** START OF Input for this task **

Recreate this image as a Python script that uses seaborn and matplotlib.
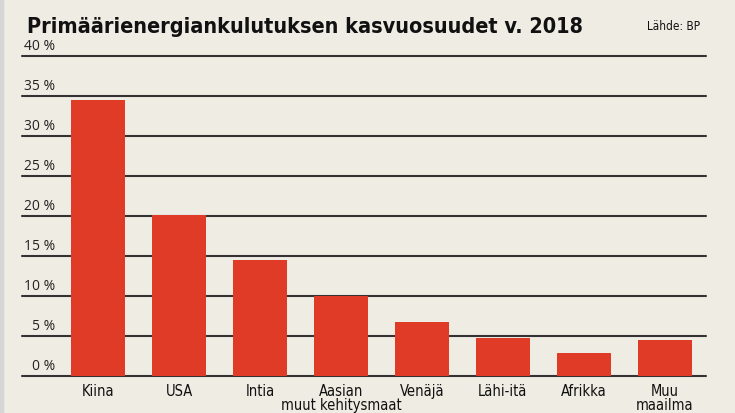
import matplotlib
matplotlib.use("Agg")
import matplotlib.pyplot as plt
import seaborn as sns
import pandas as pd
from matplotlib.patches import Rectangle

categories = ["Kiina", "USA", "Intia", "Aasian\nmuut kehitysmaat", "Venäjä",
              "Lähi-itä", "Afrikka", "Muu\nmaailma"]
values = [34.5, 20.1, 14.5, 10.0, 6.7, 4.7, 2.8, 4.5]
yticks = [0, 5, 10, 15, 20, 25, 30, 35, 40]
ytick_labels = [f"{t} %" for t in yticks]
title = "Primäärienergiankulutuksen kasvuosuudet v. 2018"
source = "Lähde: BP"

bg = "#EFECE4"
bar_color = "#E03B26"
grid_color = "#333333"

sns.set_theme(style="white")
plt.rcParams["font.family"] = ["DejaVu Sans"]
plt.rcParams["font.stretch"] = "condensed"

fig = plt.figure(figsize=(7.35, 4.14), dpi=100, facecolor=bg)
fig.patches.append(Rectangle((0, 0), 3 / 735, 1, transform=fig.transFigure,
                             color="#d6d6d4", zorder=0))
ax = fig.add_axes([22 / 735, 1 - 376.7 / 414, 684 / 735, (376.7 - 57) / 414])
ax.set_facecolor(bg)

df = pd.DataFrame({"cat": categories, "val": values})
sns.barplot(data=df, x="cat", y="val", color=bar_color, saturation=1,
            width=0.667, ax=ax, zorder=3, linewidth=0, edgecolor="none")

ax.set_ylim(0, 40)
ax.set_xlim(-0.94, 7.51)
ax.set_yticks(yticks)
ax.set_yticklabels([])
ax.tick_params(axis="y", length=0)
for t in yticks:
    ax.axhline(t, color=grid_color, lw=1.5, zorder=1, clip_on=False)
for t, lab in zip(yticks, ytick_labels):
    ax.text(0.048, t + 0.35, lab, transform=ax.get_yaxis_transform(),
            ha="right", va="bottom", fontsize=10, color="#222222",
            family=["Open Sans", "DejaVu Sans"], stretch="normal")

ax.set_xlabel("")
ax.set_ylabel("")
ax.tick_params(axis="x", length=0, pad=5, labelsize=10.5, labelcolor="#111111")
for lab in ax.get_xticklabels():
    lab.set_linespacing(0.95)
    lab.set_stretch("condensed")
for s in ax.spines.values():
    s.set_visible(False)

fig.text(27 / 735, 1 - 33 / 414, title, fontsize=15.5, fontweight="bold",
         ha="left", va="baseline", color="#111111", stretch="condensed")
fig.text(700 / 735, 1 - 30 / 414, source, fontsize=8.5, ha="right",
         va="baseline", color="#111111", stretch="condensed")

fig.savefig("out.png", dpi=100, facecolor=bg)
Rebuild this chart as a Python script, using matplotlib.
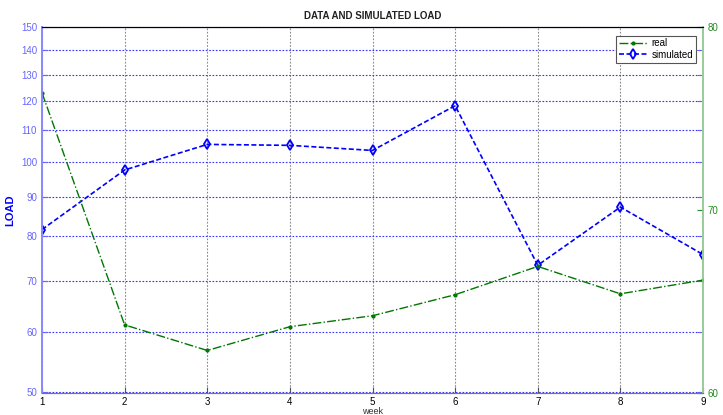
import matplotlib
matplotlib.use("Agg")
import matplotlib.pyplot as plt
from matplotlib.ticker import FixedLocator, NullLocator

plt.rcParams['font.family'] = ['Liberation Sans Narrow', 'Liberation Sans', 'DejaVu Sans']

# data
weeks = [1, 2, 3, 4, 5, 6, 7, 8, 9]
real = [76.4, 63.7, 62.3, 63.6, 64.2, 65.35, 66.9, 65.4, 66.15]        # right axis
simulated = [81.6, 97.6, 105.4, 105.1, 103.5, 118.4, 73.3, 87.3, 75.7]  # left axis (log)
left_ticks = [50, 60, 70, 80, 90, 100, 110, 120, 130, 140, 150]
right_ticks = [60, 70, 80]

fig = plt.figure(figsize=(7.23, 4.15), dpi=100)
ax = fig.add_axes([42 / 723, 1 - 392.5 / 415, 661 / 723, 365.5 / 415])
ax2 = ax.twinx()

# left axis - simulated, log scale
ax.set_yscale('log')
ax.set_ylim(50, 150)
ax.set_xlim(1, 9)
ax.yaxis.set_major_locator(FixedLocator(left_ticks))
ax.yaxis.set_minor_locator(NullLocator())
ax.set_yticklabels([str(t) for t in left_ticks])
ax.set_xticks(weeks)
ax.tick_params(axis='y', colors='#6666ff', labelsize=7, length=4, direction='in', right=True)
ax.tick_params(axis='x', colors='#555555', labelsize=7, length=4, direction='in', pad=3)
for t in ax.get_xticklabels():
    t.set_color('black')

ax.yaxis.grid(True, color='#3333ff', linestyle=(0, (1.5, 1.5)), linewidth=0.8)
ax.xaxis.grid(True, color='#888888', linestyle=(0, (1.5, 1.5)), linewidth=0.8)

l2, = ax.plot(weeks, simulated, color='#0000ff', linestyle=(0, (3, 1.5)), linewidth=1.2,
              marker='d', markersize=5, markerfacecolor='none', markeredgewidth=1.3,
              label='simulated')

# right axis - real
ax2.set_ylim(60, 80)
ax2.set_yticks(right_ticks)
ax2.tick_params(axis='y', colors='#228b22', labelsize=7, length=4, direction='in')
l1, = ax2.plot(weeks, real, color='#007700', linestyle='-.', linewidth=1.0,
               marker='.', markersize=4, label='real')

for a in (ax, ax2):
    a.spines['top'].set_color('black')
    a.spines['bottom'].set_color('#777777')
    a.spines['left'].set_color('#8888ff')
    a.spines['right'].set_color('#99cc99')
    a.spines['left'].set_linewidth(1.2)
    a.spines['right'].set_linewidth(1.2)

ax.set_title('DATA AND SIMULATED LOAD', fontsize=7, fontweight='bold', color='#222222', pad=6)
ax.set_ylabel('LOAD', color='#0000ff', fontsize=8, fontweight='bold')
ax.yaxis.set_label_coords(-0.04, 0.5)
fig.text(0.5 * (42 + 703) / 723, 1 - 411 / 415, 'week', ha='center', va='center',
         fontsize=6.5, color='#333333')

leg = ax2.legend([l1, l2], ['real', 'simulated'], loc='upper right', fontsize=7,
                 fancybox=False, framealpha=1, edgecolor='#555555',
                 borderpad=0.3, handlelength=3, handletextpad=0.4, labelspacing=0.15,
                 bbox_to_anchor=(0.997, 0.99))
leg.get_frame().set_linewidth(0.8)

fig.savefig('out.png', dpi=100)
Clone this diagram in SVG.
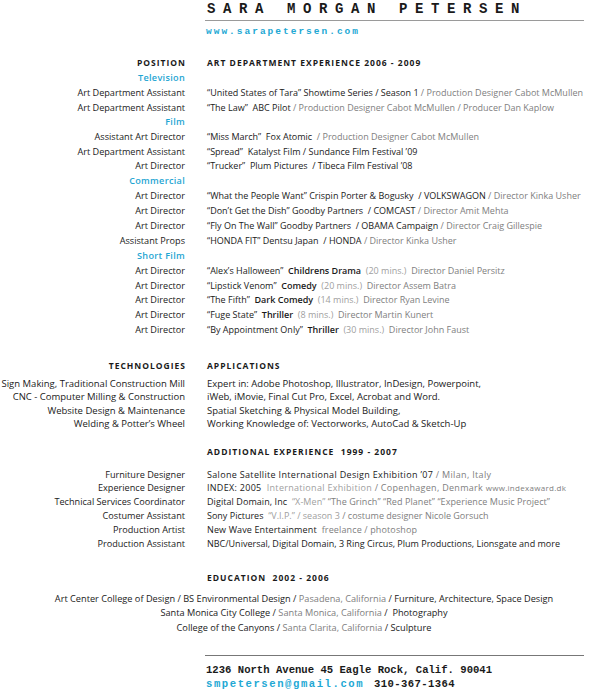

** END OF Input for this task **

## The request
Using the data above, which lines fall from the one with "Rebuild this chart" through the one with "right_ticks = [60, 70, 80]"? Repeat them exactly, ends included, minus any pictures.

## Task output
Rebuild this chart as a Python script, using matplotlib.
import matplotlib
matplotlib.use("Agg")
import matplotlib.pyplot as plt
from matplotlib.ticker import FixedLocator, NullLocator

plt.rcParams['font.family'] = ['Liberation Sans Narrow', 'Liberation Sans', 'DejaVu Sans']

# data
weeks = [1, 2, 3, 4, 5, 6, 7, 8, 9]
real = [76.4, 63.7, 62.3, 63.6, 64.2, 65.35, 66.9, 65.4, 66.15]        # right axis
simulated = [81.6, 97.6, 105.4, 105.1, 103.5, 118.4, 73.3, 87.3, 75.7]  # left axis (log)
left_ticks = [50, 60, 70, 80, 90, 100, 110, 120, 130, 140, 150]
right_ticks = [60, 70, 80]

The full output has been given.